I assume you meant to say that your DVM was set on the 20K range and not 20X. If so, your total range of readings is within 6% of each other, which is quite accurate. In this application the resistance is there to suppress the Electro-Magnetic Interference from the high voltage, and the resistance value is not at all critical. The car would work fine with any resistance from 0 to 20,000 ohms, maybe more. For example, resistor wires can have as much as 12,000 ohms per foot.
From memory, those bow tie caps if original are stamped (on the lead entry end?) with their resistance. Pretty sure 9k ones were common, and maybe 5k, possibly others. I reclaimed a set from junk yard scouring over 25yrs ago when they were still reasonably common, and made up a set with same resistance. Still doing sterling duty today.
You can also dismantle and swap the small resistors in the lead end to get a matching set if you have plenty to play with.

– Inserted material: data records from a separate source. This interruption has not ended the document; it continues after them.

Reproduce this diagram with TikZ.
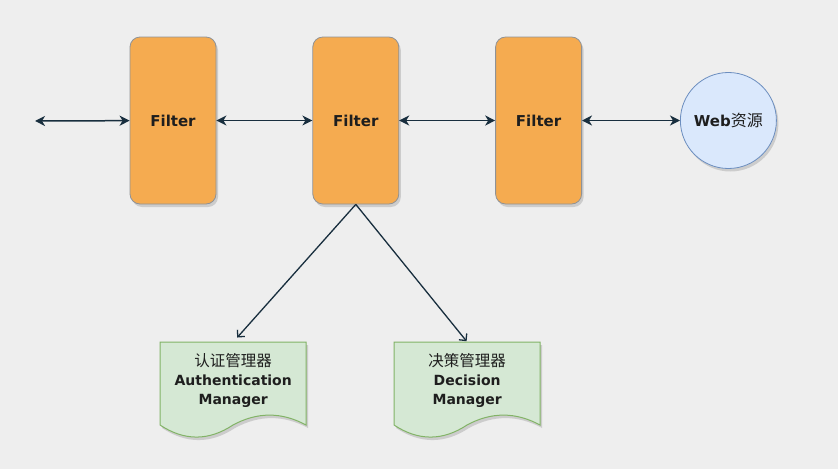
\documentclass[tikz,border=0pt]{standalone}
\usepackage{fontspec}
\setmainfont{DejaVu Sans}
\newfontfamily\cjk{Noto Sans CJK SC}
\usetikzlibrary{positioning}
\usetikzlibrary{arrows.meta,shadows}
\definecolor{canvasgray}{HTML}{EEEEEE}
\definecolor{filterfill}{HTML}{F5AB50}
\definecolor{filterline}{HTML}{8F9296}
\definecolor{webfill}{HTML}{DAE8FC}
\definecolor{webline}{HTML}{6C8EBF}
\definecolor{docfill}{HTML}{D5E8D4}
\definecolor{docline}{HTML}{82B366}
\definecolor{linkcolor}{HTML}{182E3E}
\definecolor{textcolor}{HTML}{1E1E1E}
\pgfdeclarelayer{canvas}
\pgfdeclarelayer{back}
\pgfsetlayers{canvas,back,main}

% paper shape with a wavy bottom, drawn behind a doc node
\newcommand{\papershape}[1]{%
  \begin{pgfonlayer}{back}
  \draw[paper, shift={(#1.north west)}] (0,0) -- (146,0) -- (146,83)
    .. controls (121.7,69.8) and (97.3,69.8) .. (73,83)
    .. controls (48.7,99.1) and (24.3,99.1) .. (0,83) -- cycle;
  \end{pgfonlayer}}

\begin{document}
\begin{tikzpicture}
		[
		x=1pt, y=-1pt,
		font=\bfseries\fontsize{14}{19}\selectfont,
		text=textcolor,
		node distance=96pt,
		soft shadow/.style={drop shadow={opacity=0.3, shadow xshift=2pt, shadow yshift=-3pt, fill=gray}}
		]
		
		% Node styles: filter, web resource and paper
		\tikzstyle{filter node}=[rectangle,rounded corners=10pt,draw=filterline,fill=filterfill,line width=0.8pt,minimum width=86pt,minimum height=167pt,font=\bfseries\fontsize{15}{19}\selectfont,soft shadow];
		\tikzstyle{web node}=[circle,draw=webline,fill=webfill,line width=0.8pt,minimum size=96pt,inner sep=0pt,font=\bfseries\fontsize{15}{19}\selectfont,soft shadow];
		\tikzstyle{doc node}=[rectangle,minimum width=146pt,minimum height=76pt,inner sep=0pt,align=center,anchor=north west];
		\tikzstyle{paper}=[draw=docline,fill=docfill,line width=1pt,soft shadow];
		
		% Connector styles
		\tikzstyle{both way}=[draw=linkcolor,line width=1.5pt,{Stealth[length=10pt,width=10pt,inset=3pt]}-{Stealth[length=10pt,width=10pt,inset=3pt]}];
		\tikzstyle{down way}=[draw=linkcolor,line width=1.3pt,-{Straight Barb[length=5pt,width=10pt]}];
		
		% Canvas
		\begin{pgfonlayer}{canvas}
		\fill[canvasgray](0,0)rectangle(838,469);
		\end{pgfonlayer}
		\useasboundingbox(0,0)rectangle(838,469);
		
		% The filter chain
		\node(f1)[filter node]at(173,120.5){Filter};
		\node(f2)[filter node,right=of f1]{Filter};
		\node(f3)[filter node,right=of f2]{Filter};
		\node(web)[web node,right=98pt of f3]{Web{\cjk\mdseries\fontsize{16}{19}\selectfont 资源}};
		\coordinate(in)at(35,121);
		
		% The two managers
		\node(auth)[doc node]at(160,342){{\cjk\mdseries\fontsize{15.5}{19}\selectfont 认证管理器}\\Authentication\\Manager};
		\node(dec)[doc node]at(394,342){{\cjk\mdseries\fontsize{15.5}{19}\selectfont 决策管理器}\\Decision\\Manager};
		\papershape{auth}
		\papershape{dec}
		
		% Connectors
		\draw[both way](in)--(f1);
		\draw[both way](f1)--(f2);
		\draw[both way](f2)--(f3);
		\draw[both way](f3)--(web);
		\draw[down way,shorten >=6pt](f2.south)--(auth.north);
		\draw[down way,shorten >=1pt](f2.south)--(dec.north);
		\end{tikzpicture}
\end{document}
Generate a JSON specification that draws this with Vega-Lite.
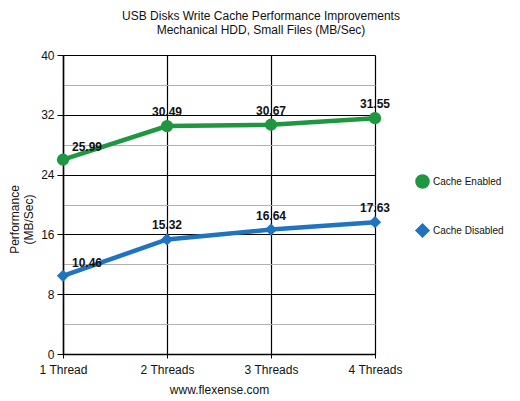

I recently discovered my e type should actually have the Champion oval style - oh well
This sort of resistance variation will make no difference in performance.
In the 1960s, a 5% tolerance on resistors was considered to be “close tolerance” and a 10% variation in component values was the norm.
Resistor plug leads (as opposed to plug leads with attached resistors) themselves will vary with length and anything between 5k to 20k ohms isn’t going to appreciably tame a spark that goes into the kV. If that seems a bit odd, remember that the amount of spark energy which is delivered is not remotely constant but will vary greatly as the the dwell time (and therefore coil charging time) varies with rpm between idle and redline revs.